### Stated task
Only the lines from the line containing "Recreate this image" through the line containing "0.953, 0.988, 0.997]" should be reproduced, please, with no pictures.

### Data for processing

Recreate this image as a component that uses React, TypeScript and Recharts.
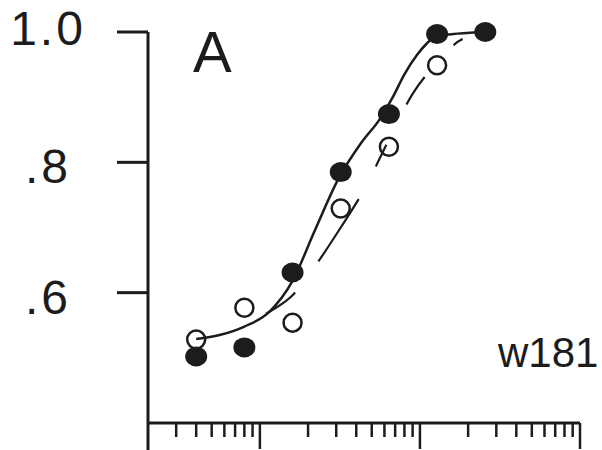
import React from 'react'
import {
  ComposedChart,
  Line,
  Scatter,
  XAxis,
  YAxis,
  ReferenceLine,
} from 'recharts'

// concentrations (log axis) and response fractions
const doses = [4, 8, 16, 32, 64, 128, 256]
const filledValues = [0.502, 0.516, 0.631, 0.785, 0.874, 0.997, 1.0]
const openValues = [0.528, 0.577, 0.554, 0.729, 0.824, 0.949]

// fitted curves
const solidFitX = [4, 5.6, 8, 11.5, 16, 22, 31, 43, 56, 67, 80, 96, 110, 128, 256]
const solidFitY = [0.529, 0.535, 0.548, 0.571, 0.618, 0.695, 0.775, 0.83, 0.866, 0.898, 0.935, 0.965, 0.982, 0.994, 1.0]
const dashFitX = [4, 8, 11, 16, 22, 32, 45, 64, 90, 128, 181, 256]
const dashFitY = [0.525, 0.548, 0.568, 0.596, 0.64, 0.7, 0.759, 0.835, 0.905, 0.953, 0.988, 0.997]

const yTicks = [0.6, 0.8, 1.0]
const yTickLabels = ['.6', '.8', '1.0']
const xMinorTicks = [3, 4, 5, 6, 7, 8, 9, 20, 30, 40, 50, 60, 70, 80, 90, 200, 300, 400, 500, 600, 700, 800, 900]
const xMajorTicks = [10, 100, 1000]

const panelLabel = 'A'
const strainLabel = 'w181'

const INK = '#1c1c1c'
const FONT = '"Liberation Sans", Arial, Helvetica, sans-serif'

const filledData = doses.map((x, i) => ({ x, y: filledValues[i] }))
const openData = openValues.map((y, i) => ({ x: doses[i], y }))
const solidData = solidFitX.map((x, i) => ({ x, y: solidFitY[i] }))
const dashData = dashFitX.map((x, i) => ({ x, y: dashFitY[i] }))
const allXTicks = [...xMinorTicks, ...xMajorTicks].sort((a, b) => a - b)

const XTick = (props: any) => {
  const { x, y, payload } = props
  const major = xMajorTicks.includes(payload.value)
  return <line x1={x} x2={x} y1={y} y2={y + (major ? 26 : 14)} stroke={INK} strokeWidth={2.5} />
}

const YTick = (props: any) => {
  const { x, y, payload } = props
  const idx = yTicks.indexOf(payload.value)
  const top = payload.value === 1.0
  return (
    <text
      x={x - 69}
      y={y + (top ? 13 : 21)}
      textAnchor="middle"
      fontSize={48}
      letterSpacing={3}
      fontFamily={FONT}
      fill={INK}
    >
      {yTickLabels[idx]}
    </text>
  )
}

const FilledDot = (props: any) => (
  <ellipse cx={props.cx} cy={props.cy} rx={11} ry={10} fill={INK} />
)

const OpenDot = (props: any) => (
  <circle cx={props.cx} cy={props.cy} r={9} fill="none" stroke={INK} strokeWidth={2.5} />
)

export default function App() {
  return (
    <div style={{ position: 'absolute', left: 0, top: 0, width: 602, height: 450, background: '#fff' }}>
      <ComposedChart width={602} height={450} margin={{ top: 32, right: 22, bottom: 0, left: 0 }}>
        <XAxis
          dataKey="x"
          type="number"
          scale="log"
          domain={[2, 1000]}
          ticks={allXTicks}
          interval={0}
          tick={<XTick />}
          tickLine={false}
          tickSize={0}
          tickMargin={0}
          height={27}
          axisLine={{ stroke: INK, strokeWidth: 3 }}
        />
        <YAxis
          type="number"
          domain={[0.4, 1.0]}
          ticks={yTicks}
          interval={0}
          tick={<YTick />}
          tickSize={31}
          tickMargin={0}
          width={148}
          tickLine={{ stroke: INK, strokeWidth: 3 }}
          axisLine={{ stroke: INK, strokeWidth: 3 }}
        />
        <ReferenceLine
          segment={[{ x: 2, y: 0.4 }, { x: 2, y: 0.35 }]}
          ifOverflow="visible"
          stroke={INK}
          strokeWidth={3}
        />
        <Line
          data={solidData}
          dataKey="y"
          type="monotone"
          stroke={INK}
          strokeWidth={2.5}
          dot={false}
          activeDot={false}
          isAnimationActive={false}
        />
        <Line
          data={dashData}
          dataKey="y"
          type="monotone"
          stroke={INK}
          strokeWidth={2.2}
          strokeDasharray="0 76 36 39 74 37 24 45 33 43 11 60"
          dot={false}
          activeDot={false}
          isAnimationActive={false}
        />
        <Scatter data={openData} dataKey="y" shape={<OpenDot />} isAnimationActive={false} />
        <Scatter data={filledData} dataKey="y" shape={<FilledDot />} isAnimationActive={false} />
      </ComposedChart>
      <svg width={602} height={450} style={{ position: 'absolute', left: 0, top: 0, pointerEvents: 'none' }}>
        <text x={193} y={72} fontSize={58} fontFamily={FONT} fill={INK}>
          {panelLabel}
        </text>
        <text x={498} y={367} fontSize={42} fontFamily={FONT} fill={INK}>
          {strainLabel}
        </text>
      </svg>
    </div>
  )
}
---
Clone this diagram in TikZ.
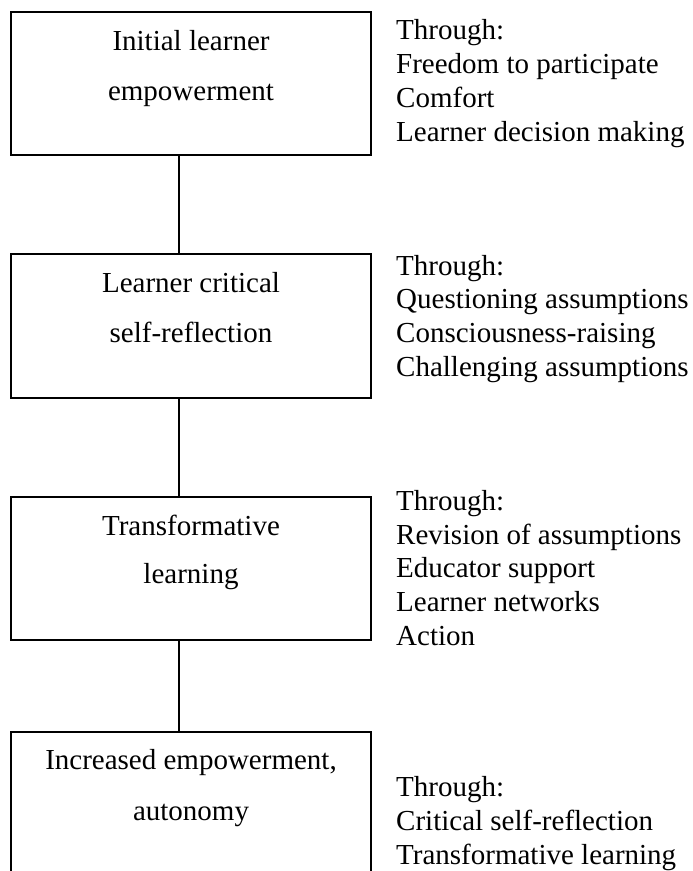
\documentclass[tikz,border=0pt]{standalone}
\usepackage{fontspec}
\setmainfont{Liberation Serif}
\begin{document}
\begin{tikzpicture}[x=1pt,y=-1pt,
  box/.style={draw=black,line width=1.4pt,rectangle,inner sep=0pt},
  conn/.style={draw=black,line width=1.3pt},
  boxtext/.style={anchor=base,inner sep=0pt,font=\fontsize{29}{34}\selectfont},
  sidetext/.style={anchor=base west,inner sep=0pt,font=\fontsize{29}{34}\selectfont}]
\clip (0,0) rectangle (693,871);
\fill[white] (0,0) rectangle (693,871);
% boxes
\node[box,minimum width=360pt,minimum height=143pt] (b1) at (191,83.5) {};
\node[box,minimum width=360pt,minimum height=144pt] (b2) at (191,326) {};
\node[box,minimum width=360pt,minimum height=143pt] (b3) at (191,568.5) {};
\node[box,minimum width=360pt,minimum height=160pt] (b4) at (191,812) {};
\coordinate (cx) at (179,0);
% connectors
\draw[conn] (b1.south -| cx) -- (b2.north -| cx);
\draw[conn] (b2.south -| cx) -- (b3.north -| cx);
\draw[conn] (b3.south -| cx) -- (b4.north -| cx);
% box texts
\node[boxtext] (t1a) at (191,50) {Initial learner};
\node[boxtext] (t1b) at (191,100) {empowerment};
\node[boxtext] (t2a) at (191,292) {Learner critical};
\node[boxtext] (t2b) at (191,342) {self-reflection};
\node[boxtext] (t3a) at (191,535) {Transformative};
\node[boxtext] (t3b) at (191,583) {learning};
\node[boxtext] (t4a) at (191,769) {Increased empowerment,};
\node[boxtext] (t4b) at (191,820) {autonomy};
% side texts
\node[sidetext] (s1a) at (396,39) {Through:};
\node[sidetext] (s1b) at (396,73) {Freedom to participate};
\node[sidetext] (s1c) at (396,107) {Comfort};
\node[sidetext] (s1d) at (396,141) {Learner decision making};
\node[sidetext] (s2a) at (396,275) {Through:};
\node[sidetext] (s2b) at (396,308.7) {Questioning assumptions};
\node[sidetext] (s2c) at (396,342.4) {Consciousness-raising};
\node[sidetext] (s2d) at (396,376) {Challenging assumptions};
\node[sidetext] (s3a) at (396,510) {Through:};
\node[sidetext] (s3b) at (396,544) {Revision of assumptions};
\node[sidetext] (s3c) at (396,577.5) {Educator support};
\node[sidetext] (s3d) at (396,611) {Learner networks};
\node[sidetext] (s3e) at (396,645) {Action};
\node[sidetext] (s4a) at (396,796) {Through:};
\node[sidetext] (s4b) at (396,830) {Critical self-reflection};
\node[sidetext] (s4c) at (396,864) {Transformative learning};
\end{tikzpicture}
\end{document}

### Task output
Recreate this image as a component that uses React, TypeScript and Recharts.
import React from 'react'
import {
  ComposedChart,
  Line,
  Scatter,
  XAxis,
  YAxis,
  ReferenceLine,
} from 'recharts'

// concentrations (log axis) and response fractions
const doses = [4, 8, 16, 32, 64, 128, 256]
const filledValues = [0.502, 0.516, 0.631, 0.785, 0.874, 0.997, 1.0]
const openValues = [0.528, 0.577, 0.554, 0.729, 0.824, 0.949]

// fitted curves
const solidFitX = [4, 5.6, 8, 11.5, 16, 22, 31, 43, 56, 67, 80, 96, 110, 128, 256]
const solidFitY = [0.529, 0.535, 0.548, 0.571, 0.618, 0.695, 0.775, 0.83, 0.866, 0.898, 0.935, 0.965, 0.982, 0.994, 1.0]
const dashFitX = [4, 8, 11, 16, 22, 32, 45, 64, 90, 128, 181, 256]
const dashFitY = [0.525, 0.548, 0.568, 0.596, 0.64, 0.7, 0.759, 0.835, 0.905, 0.953, 0.988, 0.997]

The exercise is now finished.